begin

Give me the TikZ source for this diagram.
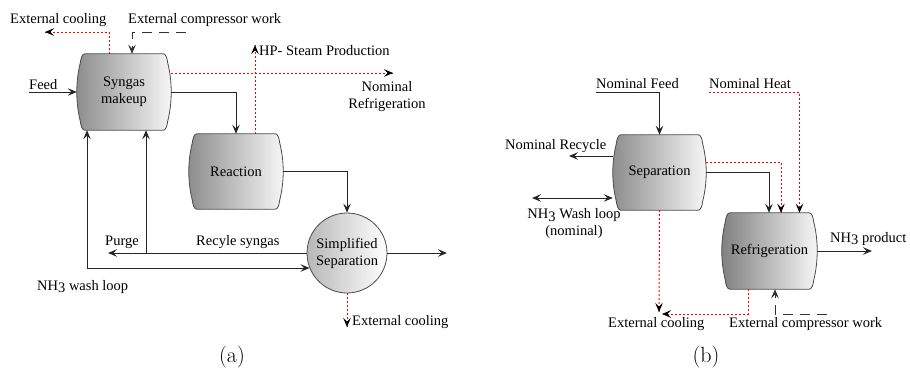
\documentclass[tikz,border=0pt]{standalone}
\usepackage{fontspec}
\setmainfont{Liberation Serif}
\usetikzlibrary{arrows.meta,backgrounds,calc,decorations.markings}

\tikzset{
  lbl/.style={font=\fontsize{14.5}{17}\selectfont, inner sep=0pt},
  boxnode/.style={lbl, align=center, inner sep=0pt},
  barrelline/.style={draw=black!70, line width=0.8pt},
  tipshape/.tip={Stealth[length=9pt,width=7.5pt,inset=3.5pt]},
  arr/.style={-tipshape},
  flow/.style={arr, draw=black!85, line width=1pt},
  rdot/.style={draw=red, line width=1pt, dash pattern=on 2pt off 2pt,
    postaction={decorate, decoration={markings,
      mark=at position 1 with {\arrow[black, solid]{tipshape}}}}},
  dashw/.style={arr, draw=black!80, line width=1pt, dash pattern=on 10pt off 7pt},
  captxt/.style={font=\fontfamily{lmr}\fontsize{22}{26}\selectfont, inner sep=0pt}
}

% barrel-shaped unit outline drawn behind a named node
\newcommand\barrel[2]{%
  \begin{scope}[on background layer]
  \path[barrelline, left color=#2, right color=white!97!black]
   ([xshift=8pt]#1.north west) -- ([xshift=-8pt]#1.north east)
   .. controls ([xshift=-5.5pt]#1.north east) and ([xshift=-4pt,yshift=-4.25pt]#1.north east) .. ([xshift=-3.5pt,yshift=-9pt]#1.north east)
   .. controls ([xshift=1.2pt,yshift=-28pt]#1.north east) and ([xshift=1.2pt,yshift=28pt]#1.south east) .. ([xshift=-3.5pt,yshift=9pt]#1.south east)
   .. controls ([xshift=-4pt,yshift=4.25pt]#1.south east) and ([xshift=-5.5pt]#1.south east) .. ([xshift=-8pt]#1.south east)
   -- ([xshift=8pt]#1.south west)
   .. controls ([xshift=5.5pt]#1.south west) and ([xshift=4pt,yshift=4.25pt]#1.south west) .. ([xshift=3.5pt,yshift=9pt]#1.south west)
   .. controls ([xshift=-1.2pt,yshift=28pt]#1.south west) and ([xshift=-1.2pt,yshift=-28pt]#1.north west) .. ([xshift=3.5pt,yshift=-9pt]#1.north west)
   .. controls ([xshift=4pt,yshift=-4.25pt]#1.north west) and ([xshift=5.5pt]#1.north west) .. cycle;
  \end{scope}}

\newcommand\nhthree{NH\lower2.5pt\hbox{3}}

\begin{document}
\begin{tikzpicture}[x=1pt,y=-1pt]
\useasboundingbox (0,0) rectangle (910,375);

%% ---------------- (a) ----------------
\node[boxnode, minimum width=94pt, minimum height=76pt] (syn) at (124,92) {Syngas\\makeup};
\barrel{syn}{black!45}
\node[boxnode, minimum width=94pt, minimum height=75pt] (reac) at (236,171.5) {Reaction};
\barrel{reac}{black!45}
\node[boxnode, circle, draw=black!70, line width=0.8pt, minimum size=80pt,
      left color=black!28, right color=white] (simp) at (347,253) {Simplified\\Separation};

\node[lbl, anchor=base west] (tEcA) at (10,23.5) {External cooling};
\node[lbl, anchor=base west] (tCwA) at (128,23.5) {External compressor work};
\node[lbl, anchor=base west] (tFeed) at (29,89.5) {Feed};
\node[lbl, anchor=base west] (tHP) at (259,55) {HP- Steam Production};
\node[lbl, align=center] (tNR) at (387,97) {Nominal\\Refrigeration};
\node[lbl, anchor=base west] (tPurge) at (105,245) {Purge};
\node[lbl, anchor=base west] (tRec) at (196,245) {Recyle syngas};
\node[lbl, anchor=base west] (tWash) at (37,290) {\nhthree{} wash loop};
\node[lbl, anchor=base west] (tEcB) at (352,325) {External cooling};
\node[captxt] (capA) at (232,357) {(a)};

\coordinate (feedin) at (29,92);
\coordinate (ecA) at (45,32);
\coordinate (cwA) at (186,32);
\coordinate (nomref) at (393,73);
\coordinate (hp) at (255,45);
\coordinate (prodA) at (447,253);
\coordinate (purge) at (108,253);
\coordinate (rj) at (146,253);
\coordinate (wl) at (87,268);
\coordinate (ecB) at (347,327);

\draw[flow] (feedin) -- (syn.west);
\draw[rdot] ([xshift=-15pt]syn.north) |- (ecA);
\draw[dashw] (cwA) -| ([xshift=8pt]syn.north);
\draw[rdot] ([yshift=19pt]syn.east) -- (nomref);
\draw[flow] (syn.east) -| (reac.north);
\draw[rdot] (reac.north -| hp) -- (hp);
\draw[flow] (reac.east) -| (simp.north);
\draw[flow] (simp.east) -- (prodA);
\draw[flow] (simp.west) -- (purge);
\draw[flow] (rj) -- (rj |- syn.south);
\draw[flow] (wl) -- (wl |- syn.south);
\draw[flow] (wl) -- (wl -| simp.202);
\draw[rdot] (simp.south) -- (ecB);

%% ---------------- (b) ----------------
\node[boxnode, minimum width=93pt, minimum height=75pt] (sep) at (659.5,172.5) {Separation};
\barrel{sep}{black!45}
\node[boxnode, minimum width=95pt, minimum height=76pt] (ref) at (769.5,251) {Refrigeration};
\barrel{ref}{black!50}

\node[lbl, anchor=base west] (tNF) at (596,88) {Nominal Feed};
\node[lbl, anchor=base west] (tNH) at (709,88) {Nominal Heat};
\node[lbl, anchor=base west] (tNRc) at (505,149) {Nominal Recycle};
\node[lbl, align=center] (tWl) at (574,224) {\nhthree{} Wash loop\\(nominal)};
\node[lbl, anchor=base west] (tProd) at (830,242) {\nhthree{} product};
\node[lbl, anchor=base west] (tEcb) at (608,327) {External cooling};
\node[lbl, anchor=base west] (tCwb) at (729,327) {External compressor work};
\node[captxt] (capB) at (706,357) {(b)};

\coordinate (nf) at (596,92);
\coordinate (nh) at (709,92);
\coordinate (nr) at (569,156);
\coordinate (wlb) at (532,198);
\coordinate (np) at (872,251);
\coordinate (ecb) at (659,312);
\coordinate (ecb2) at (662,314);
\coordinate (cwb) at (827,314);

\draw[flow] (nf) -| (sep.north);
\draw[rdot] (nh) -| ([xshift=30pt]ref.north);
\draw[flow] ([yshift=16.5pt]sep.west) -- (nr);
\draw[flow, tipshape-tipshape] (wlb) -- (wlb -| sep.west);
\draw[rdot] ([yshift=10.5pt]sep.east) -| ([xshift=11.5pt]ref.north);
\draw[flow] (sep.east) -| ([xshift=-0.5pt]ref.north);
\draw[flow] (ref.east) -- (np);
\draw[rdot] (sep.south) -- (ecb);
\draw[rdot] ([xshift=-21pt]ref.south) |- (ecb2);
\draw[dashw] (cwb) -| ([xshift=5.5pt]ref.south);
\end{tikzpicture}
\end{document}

end

- **THE EXERCISE**
Transcribe the listing in full and omit the pictures.

- **SOLUTION**
Give me the TikZ source for this diagram.
\documentclass[tikz,border=0pt]{standalone}
\usepackage{fontspec}
\setmainfont{Liberation Serif}
\usetikzlibrary{arrows.meta,backgrounds,calc,decorations.markings}

\tikzset{
  lbl/.style={font=\fontsize{14.5}{17}\selectfont, inner sep=0pt},
  boxnode/.style={lbl, align=center, inner sep=0pt},
  barrelline/.style={draw=black!70, line width=0.8pt},
  tipshape/.tip={Stealth[length=9pt,width=7.5pt,inset=3.5pt]},
  arr/.style={-tipshape},
  flow/.style={arr, draw=black!85, line width=1pt},
  rdot/.style={draw=red, line width=1pt, dash pattern=on 2pt off 2pt,
    postaction={decorate, decoration={markings,
      mark=at position 1 with {\arrow[black, solid]{tipshape}}}}},
  dashw/.style={arr, draw=black!80, line width=1pt, dash pattern=on 10pt off 7pt},
  captxt/.style={font=\fontfamily{lmr}\fontsize{22}{26}\selectfont, inner sep=0pt}
}

% barrel-shaped unit outline drawn behind a named node
\newcommand\barrel[2]{%
  \begin{scope}[on background layer]
  \path[barrelline, left color=#2, right color=white!97!black]
   ([xshift=8pt]#1.north west) -- ([xshift=-8pt]#1.north east)
   .. controls ([xshift=-5.5pt]#1.north east) and ([xshift=-4pt,yshift=-4.25pt]#1.north east) .. ([xshift=-3.5pt,yshift=-9pt]#1.north east)
   .. controls ([xshift=1.2pt,yshift=-28pt]#1.north east) and ([xshift=1.2pt,yshift=28pt]#1.south east) .. ([xshift=-3.5pt,yshift=9pt]#1.south east)
   .. controls ([xshift=-4pt,yshift=4.25pt]#1.south east) and ([xshift=-5.5pt]#1.south east) .. ([xshift=-8pt]#1.south east)
   -- ([xshift=8pt]#1.south west)
   .. controls ([xshift=5.5pt]#1.south west) and ([xshift=4pt,yshift=4.25pt]#1.south west) .. ([xshift=3.5pt,yshift=9pt]#1.south west)
   .. controls ([xshift=-1.2pt,yshift=28pt]#1.south west) and ([xshift=-1.2pt,yshift=-28pt]#1.north west) .. ([xshift=3.5pt,yshift=-9pt]#1.north west)
   .. controls ([xshift=4pt,yshift=-4.25pt]#1.north west) and ([xshift=5.5pt]#1.north west) .. cycle;
  \end{scope}}

\newcommand\nhthree{NH\lower2.5pt\hbox{3}}

\begin{document}
\begin{tikzpicture}[x=1pt,y=-1pt]
\useasboundingbox (0,0) rectangle (910,375);

%% ---------------- (a) ----------------
\node[boxnode, minimum width=94pt, minimum height=76pt] (syn) at (124,92) {Syngas\\makeup};
\barrel{syn}{black!45}
\node[boxnode, minimum width=94pt, minimum height=75pt] (reac) at (236,171.5) {Reaction};
\barrel{reac}{black!45}
\node[boxnode, circle, draw=black!70, line width=0.8pt, minimum size=80pt,
      left color=black!28, right color=white] (simp) at (347,253) {Simplified\\Separation};

\node[lbl, anchor=base west] (tEcA) at (10,23.5) {External cooling};
\node[lbl, anchor=base west] (tCwA) at (128,23.5) {External compressor work};
\node[lbl, anchor=base west] (tFeed) at (29,89.5) {Feed};
\node[lbl, anchor=base west] (tHP) at (259,55) {HP- Steam Production};
\node[lbl, align=center] (tNR) at (387,97) {Nominal\\Refrigeration};
\node[lbl, anchor=base west] (tPurge) at (105,245) {Purge};
\node[lbl, anchor=base west] (tRec) at (196,245) {Recyle syngas};
\node[lbl, anchor=base west] (tWash) at (37,290) {\nhthree{} wash loop};
\node[lbl, anchor=base west] (tEcB) at (352,325) {External cooling};
\node[captxt] (capA) at (232,357) {(a)};

\coordinate (feedin) at (29,92);
\coordinate (ecA) at (45,32);
\coordinate (cwA) at (186,32);
\coordinate (nomref) at (393,73);
\coordinate (hp) at (255,45);
\coordinate (prodA) at (447,253);
\coordinate (purge) at (108,253);
\coordinate (rj) at (146,253);
\coordinate (wl) at (87,268);
\coordinate (ecB) at (347,327);

\draw[flow] (feedin) -- (syn.west);
\draw[rdot] ([xshift=-15pt]syn.north) |- (ecA);
\draw[dashw] (cwA) -| ([xshift=8pt]syn.north);
\draw[rdot] ([yshift=19pt]syn.east) -- (nomref);
\draw[flow] (syn.east) -| (reac.north);
\draw[rdot] (reac.north -| hp) -- (hp);
\draw[flow] (reac.east) -| (simp.north);
\draw[flow] (simp.east) -- (prodA);
\draw[flow] (simp.west) -- (purge);
\draw[flow] (rj) -- (rj |- syn.south);
\draw[flow] (wl) -- (wl |- syn.south);
\draw[flow] (wl) -- (wl -| simp.202);
\draw[rdot] (simp.south) -- (ecB);

%% ---------------- (b) ----------------
\node[boxnode, minimum width=93pt, minimum height=75pt] (sep) at (659.5,172.5) {Separation};
\barrel{sep}{black!45}
\node[boxnode, minimum width=95pt, minimum height=76pt] (ref) at (769.5,251) {Refrigeration};
\barrel{ref}{black!50}

\node[lbl, anchor=base west] (tNF) at (596,88) {Nominal Feed};
\node[lbl, anchor=base west] (tNH) at (709,88) {Nominal Heat};
\node[lbl, anchor=base west] (tNRc) at (505,149) {Nominal Recycle};
\node[lbl, align=center] (tWl) at (574,224) {\nhthree{} Wash loop\\(nominal)};
\node[lbl, anchor=base west] (tProd) at (830,242) {\nhthree{} product};
\node[lbl, anchor=base west] (tEcb) at (608,327) {External cooling};
\node[lbl, anchor=base west] (tCwb) at (729,327) {External compressor work};
\node[captxt] (capB) at (706,357) {(b)};

\coordinate (nf) at (596,92);
\coordinate (nh) at (709,92);
\coordinate (nr) at (569,156);
\coordinate (wlb) at (532,198);
\coordinate (np) at (872,251);
\coordinate (ecb) at (659,312);
\coordinate (ecb2) at (662,314);
\coordinate (cwb) at (827,314);

\draw[flow] (nf) -| (sep.north);
\draw[rdot] (nh) -| ([xshift=30pt]ref.north);
\draw[flow] ([yshift=16.5pt]sep.west) -- (nr);
\draw[flow, tipshape-tipshape] (wlb) -- (wlb -| sep.west);
\draw[rdot] ([yshift=10.5pt]sep.east) -| ([xshift=11.5pt]ref.north);
\draw[flow] (sep.east) -| ([xshift=-0.5pt]ref.north);
\draw[flow] (ref.east) -- (np);
\draw[rdot] (sep.south) -- (ecb);
\draw[rdot] ([xshift=-21pt]ref.south) |- (ecb2);
\draw[dashw] (cwb) -| ([xshift=5.5pt]ref.south);
\end{tikzpicture}
\end{document}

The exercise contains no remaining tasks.